À medida que a crise começou a escapar do controle, o governo central, seguindo o precedente do então presidente Donald Trump, transferiu cada vez mais responsabilidades para os governos estaduais, sem financiamento adequado. Os governos estaduais lutaram para mobilizar médicos, enfermeiras, profissionais de saúde, kits de testes, equipamentos de protecção individual, camas hospitalares, ventiladores, cilindros de oxigénio e medicamentos para combater a pandemia. O governo mobilizou uma grande quantidade de fundos para uma nova entidade de ajuda chamada “PM-CARES”, mas até hoje não há contabilidade pública de quanto dinheiro está no opaco Fundo PM-CARES e onde seus recursos foram alocados.

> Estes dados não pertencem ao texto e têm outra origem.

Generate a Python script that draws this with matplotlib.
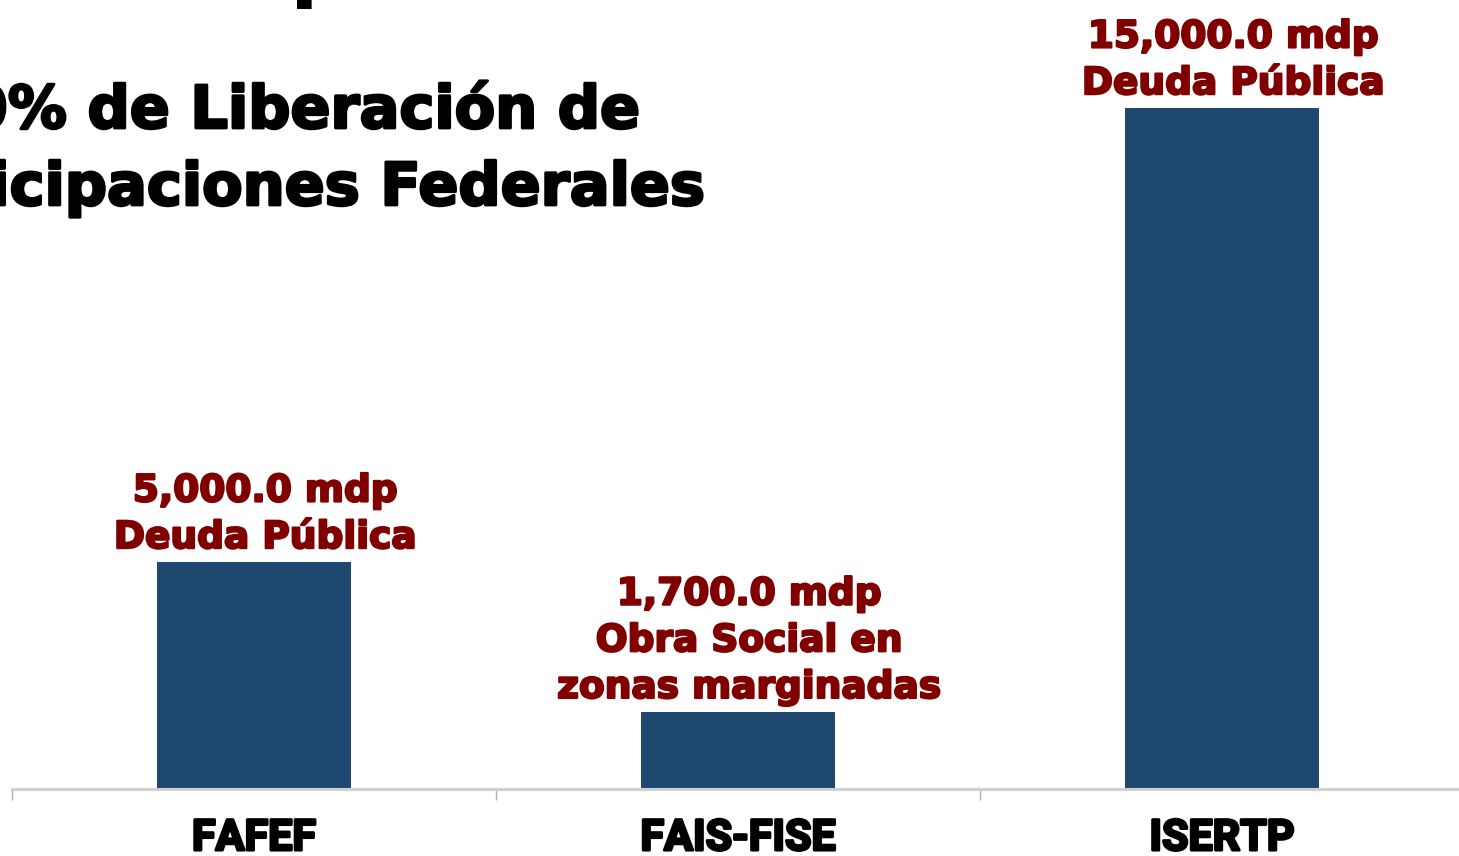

Quando a pandemia parecia ter diminuído, as autoridades se acomodaram, sem tomar precauções ou medidas preventivas contra uma possível segunda onda que muitos alertaram que poderia ser mais devastadora do que a primeira. Testes, rastreamento e isolamento de pessoas infectadas e seus contactos caíram rapidamente em desuso no final de 2020. E justamente quando as pessoas pararam de seguir as directrizes de comportamento apropriadas, o vírus desenvolveu uma variante extremamente infecciosa. Eventos de super-propagação proliferaram: comícios eleitorais e festivais religiosos reunidos em multidões sem mascara.  O contágio aumentou.

Embora a Índia produza 60% das vacinas do mundo, o governo não tomou medidas para aumentar a produção das duas vacinas COVID-19 liberadas para fabricação no país. Nem permitiu a importação de vacinas estrangeiras, ajudou a expandir as instalações de fabricação disponíveis ou licenciou outras empresas indianas para produzir doses. A Índia lançou sua campanha de vacinação quase dois meses depois do Reino Unido, mas em Abril, apenas 37% dos profissionais de saúde, e apenas 1,3% dos 1,4 bilhão de indianos, haviam sido totalmente vacinados. Apenas 8% receberam pelo menos uma injecção de vacina.

Aqui, também, as autoridades apostaram inicialmente na centralização, e sua recusa em conceder a aprovação para uso em emergência de vacinas do exterior levou a uma escassez nacional de vacinas em meados de Abril. Foi somente nesse ponto que o governo delegou a implantação da vacina a governos estaduais e hospitais públicos e privados e permitiu a importação de vacinas aprovadas pelos Estados Unidos, Reino Unido, União Europeia, Rússia e Japão. Mesmo assim, o governo central falhou em distribuir vacinas equitativamente aos vários estados, resultando em alguns dos mais afectados (como Maharashtra e Kerala, governados pela oposição), ficando sem vacinas à medida que os casos atingiam o pico.

Como o governo da Índia, eu me congratulei prematuramente com a diplomacia de vacinas do país. Numa época em que os indianos não tinham acesso às vacinas que poderiam protegê-los, o programa “Vaccine Maitri” da Índia não era inteligente, mas arrogante. A liderança global deve começar em casa, e hoje o lar é um país cujos necrotérios, cemitérios e crematórios estão ficando sem espaço.

SHASHI THAROOR

Shashi Tharoor, ex-subsecretário-geral da ONU e ex-Ministro de Estado das Relações Exteriores da Índia e Ministro de Estado do Desenvolvimento de Recursos Humanos, é deputado do Congresso Nacional Indiano. Ele é o autor de  Pax Indica: India and the World of the 21st Century.